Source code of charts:
* * * * * * * * *
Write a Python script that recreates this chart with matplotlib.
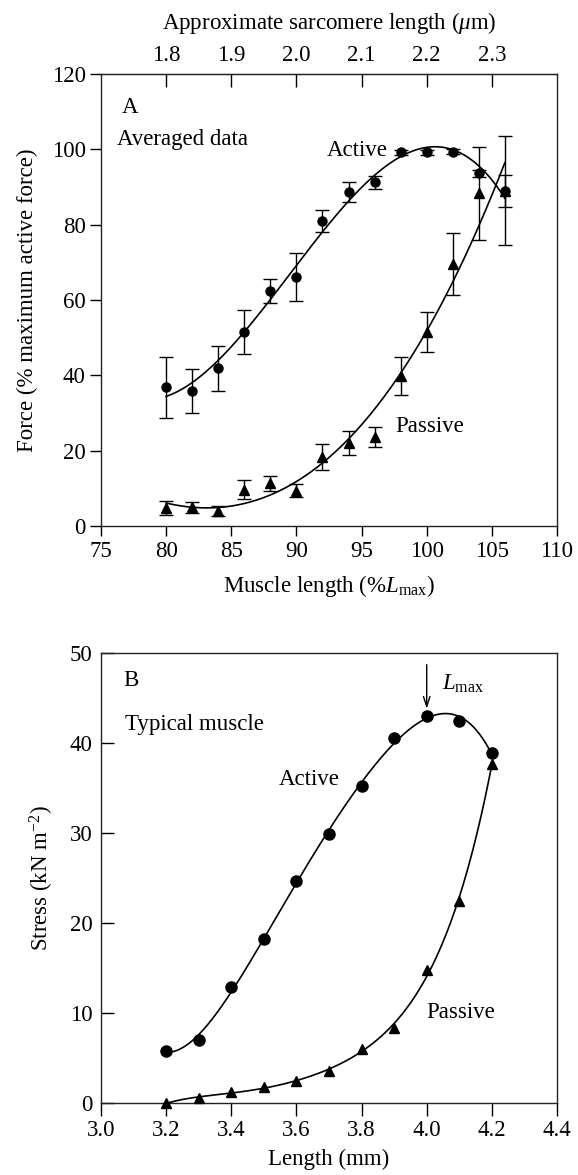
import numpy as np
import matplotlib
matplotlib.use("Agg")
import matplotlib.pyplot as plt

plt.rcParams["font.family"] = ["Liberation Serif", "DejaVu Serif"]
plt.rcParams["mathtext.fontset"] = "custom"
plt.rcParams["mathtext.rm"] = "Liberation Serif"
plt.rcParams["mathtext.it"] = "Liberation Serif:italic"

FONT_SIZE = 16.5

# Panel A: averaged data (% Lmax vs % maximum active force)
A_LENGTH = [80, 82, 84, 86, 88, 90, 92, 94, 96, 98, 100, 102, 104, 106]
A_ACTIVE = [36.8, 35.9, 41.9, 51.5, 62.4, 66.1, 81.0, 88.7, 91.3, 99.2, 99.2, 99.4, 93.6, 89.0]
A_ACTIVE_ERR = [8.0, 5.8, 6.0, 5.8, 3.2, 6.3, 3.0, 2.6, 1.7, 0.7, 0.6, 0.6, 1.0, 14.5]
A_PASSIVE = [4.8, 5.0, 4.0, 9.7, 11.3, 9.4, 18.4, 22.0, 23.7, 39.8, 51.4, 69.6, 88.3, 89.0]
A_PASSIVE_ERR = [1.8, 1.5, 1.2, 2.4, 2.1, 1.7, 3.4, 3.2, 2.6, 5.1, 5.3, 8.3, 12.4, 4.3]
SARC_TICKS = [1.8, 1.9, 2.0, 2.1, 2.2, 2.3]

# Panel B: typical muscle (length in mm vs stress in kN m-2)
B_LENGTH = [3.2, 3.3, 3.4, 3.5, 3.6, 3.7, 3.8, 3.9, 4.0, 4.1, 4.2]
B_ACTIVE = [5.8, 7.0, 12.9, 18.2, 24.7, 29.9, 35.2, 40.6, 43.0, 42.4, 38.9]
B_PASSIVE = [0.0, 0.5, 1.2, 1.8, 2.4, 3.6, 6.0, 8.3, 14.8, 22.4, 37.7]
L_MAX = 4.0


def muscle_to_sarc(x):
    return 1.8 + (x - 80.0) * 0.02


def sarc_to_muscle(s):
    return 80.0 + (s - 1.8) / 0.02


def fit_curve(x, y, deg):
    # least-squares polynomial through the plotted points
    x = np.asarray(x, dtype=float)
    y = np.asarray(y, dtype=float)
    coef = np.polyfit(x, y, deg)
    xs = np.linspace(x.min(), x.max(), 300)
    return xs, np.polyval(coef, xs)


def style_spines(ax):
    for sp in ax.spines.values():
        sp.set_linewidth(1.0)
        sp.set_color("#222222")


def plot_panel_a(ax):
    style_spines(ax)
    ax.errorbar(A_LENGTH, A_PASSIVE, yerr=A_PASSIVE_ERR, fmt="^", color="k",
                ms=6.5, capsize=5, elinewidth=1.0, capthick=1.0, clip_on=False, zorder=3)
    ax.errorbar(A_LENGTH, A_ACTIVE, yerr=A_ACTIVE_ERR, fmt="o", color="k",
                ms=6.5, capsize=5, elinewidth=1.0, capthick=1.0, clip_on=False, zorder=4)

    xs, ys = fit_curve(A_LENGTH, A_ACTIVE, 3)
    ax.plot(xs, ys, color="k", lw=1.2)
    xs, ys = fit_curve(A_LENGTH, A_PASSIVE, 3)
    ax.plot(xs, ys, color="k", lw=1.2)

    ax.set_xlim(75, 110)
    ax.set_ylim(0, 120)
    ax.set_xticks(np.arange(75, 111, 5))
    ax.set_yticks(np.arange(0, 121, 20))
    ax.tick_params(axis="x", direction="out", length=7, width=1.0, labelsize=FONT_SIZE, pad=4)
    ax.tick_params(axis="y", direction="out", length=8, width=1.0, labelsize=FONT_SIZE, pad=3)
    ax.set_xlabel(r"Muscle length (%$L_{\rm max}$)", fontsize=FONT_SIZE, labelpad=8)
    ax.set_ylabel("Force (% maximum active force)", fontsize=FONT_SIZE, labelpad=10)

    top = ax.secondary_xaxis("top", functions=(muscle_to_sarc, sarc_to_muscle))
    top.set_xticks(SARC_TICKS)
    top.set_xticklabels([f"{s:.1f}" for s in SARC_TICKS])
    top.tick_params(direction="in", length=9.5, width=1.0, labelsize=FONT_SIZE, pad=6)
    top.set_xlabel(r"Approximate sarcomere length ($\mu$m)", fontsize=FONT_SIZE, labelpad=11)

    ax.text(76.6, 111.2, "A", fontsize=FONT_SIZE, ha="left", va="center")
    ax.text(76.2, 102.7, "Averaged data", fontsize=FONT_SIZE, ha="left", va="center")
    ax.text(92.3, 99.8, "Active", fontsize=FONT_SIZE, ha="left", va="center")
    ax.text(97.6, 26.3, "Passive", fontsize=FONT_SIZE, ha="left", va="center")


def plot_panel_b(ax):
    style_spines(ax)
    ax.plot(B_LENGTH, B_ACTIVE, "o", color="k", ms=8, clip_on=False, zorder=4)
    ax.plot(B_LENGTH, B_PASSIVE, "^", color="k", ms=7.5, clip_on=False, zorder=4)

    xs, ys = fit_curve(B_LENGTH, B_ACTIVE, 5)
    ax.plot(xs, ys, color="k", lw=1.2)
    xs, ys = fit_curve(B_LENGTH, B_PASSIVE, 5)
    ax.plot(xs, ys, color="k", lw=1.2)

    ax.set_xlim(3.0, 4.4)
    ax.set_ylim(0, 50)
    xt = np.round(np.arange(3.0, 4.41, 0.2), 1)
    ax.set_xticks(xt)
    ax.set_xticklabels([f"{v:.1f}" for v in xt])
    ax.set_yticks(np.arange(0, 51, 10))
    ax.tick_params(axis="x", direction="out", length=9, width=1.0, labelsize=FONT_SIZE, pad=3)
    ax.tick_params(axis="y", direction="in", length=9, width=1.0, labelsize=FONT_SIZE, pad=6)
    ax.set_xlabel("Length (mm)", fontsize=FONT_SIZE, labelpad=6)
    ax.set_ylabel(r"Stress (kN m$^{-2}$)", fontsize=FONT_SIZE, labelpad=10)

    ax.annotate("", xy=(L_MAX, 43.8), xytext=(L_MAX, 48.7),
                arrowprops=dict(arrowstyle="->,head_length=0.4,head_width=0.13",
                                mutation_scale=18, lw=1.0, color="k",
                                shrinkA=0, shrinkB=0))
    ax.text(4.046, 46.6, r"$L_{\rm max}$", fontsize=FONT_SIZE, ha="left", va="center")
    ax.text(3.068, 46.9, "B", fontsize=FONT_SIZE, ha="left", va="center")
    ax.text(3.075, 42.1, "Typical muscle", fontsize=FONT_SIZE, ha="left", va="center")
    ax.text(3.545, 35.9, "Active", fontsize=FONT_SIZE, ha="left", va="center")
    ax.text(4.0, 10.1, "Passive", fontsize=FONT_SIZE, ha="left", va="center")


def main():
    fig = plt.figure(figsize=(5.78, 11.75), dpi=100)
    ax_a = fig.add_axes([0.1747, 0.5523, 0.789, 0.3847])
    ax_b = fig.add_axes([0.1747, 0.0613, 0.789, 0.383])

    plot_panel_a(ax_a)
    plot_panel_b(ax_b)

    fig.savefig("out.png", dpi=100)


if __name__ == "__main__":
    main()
* * * * * * * * *
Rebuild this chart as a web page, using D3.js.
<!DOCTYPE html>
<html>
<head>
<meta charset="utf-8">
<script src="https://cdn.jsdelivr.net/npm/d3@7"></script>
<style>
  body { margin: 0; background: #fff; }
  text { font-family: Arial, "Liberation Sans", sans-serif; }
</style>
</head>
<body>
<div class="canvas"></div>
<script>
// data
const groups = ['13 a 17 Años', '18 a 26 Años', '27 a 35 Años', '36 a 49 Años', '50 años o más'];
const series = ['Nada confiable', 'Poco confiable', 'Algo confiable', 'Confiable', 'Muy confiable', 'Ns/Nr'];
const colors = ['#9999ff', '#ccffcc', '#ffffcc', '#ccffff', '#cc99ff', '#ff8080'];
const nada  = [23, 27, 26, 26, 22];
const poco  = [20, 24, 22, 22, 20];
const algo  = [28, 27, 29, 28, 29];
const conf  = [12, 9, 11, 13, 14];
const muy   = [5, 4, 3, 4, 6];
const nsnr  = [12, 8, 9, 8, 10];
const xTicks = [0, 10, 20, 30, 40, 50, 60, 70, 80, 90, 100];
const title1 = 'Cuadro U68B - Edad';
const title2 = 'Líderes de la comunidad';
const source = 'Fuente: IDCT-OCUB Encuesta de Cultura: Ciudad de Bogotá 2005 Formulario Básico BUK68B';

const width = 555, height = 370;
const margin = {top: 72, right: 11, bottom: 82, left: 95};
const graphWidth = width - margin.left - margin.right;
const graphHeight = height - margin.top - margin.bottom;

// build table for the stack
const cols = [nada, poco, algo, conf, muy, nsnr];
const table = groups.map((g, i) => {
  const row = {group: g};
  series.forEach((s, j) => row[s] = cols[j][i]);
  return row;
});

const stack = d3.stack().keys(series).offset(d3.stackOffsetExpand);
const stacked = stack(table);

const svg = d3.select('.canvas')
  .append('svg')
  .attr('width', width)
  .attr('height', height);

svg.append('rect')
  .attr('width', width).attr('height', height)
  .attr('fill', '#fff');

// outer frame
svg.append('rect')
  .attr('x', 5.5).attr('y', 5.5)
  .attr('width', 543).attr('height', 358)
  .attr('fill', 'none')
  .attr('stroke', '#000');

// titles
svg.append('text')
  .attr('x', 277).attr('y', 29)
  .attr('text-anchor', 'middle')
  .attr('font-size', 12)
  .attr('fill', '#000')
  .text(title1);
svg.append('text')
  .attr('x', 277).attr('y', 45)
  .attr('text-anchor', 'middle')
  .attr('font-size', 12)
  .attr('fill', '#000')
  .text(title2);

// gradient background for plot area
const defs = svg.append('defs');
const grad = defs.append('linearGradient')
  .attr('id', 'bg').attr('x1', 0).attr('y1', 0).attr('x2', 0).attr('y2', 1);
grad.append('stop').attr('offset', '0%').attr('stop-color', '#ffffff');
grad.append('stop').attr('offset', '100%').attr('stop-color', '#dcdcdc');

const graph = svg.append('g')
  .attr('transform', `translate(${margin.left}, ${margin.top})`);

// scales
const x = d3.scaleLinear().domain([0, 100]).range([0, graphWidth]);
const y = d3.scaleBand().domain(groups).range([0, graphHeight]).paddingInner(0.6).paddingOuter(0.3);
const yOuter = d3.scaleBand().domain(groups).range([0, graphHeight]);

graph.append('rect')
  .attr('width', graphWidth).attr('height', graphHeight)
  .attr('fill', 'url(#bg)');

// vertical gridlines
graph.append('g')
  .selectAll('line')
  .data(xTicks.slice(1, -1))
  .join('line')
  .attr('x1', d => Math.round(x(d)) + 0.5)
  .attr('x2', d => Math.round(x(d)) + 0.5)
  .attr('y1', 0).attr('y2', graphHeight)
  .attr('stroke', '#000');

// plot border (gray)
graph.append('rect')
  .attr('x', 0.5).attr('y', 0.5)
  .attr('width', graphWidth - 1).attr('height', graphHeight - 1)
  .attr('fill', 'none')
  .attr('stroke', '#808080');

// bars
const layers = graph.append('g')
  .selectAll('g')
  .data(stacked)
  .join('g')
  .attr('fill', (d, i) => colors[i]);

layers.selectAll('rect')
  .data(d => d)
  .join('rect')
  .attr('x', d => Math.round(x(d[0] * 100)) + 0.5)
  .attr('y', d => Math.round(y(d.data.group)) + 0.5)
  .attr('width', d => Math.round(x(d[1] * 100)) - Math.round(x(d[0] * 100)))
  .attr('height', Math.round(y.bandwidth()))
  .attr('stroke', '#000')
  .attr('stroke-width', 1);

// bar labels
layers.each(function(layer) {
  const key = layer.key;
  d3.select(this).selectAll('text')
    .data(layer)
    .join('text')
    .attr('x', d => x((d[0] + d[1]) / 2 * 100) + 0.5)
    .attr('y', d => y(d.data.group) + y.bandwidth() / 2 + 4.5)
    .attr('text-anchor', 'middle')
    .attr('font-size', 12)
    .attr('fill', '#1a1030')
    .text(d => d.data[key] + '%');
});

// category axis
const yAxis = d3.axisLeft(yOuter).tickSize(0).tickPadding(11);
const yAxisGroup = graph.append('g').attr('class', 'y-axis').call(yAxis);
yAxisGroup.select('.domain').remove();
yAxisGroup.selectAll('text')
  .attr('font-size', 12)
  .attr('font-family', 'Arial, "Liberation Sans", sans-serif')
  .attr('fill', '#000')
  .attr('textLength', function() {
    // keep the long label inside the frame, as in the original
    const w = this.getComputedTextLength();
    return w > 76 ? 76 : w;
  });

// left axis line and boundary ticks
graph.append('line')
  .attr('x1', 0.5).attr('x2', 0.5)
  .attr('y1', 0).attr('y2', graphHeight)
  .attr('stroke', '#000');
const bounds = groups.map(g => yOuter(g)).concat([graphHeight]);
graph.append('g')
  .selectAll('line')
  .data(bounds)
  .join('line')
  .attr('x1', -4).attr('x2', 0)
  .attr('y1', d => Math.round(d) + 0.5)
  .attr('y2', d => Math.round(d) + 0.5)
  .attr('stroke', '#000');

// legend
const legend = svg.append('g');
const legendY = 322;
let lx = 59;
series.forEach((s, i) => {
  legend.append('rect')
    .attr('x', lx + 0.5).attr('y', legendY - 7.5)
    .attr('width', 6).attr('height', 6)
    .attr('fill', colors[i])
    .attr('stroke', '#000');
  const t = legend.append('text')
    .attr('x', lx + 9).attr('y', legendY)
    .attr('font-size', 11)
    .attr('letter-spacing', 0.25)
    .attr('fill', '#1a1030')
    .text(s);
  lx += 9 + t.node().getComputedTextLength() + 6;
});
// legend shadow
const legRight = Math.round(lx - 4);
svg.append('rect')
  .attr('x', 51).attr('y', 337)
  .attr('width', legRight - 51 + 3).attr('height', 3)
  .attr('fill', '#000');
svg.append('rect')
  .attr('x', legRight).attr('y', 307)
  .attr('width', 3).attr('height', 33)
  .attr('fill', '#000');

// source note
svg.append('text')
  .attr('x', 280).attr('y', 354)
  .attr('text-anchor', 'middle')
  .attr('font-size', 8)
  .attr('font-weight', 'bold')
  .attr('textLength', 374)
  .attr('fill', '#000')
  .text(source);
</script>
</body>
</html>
* * * * * * * * *
Check each line of the records above for the string "matplotlib", and report every line that has it.

Write a Python script that recreates this chart with matplotlib.
import matplotlib
matplotlib.use("Agg")
import matplotlib.pyplot as plt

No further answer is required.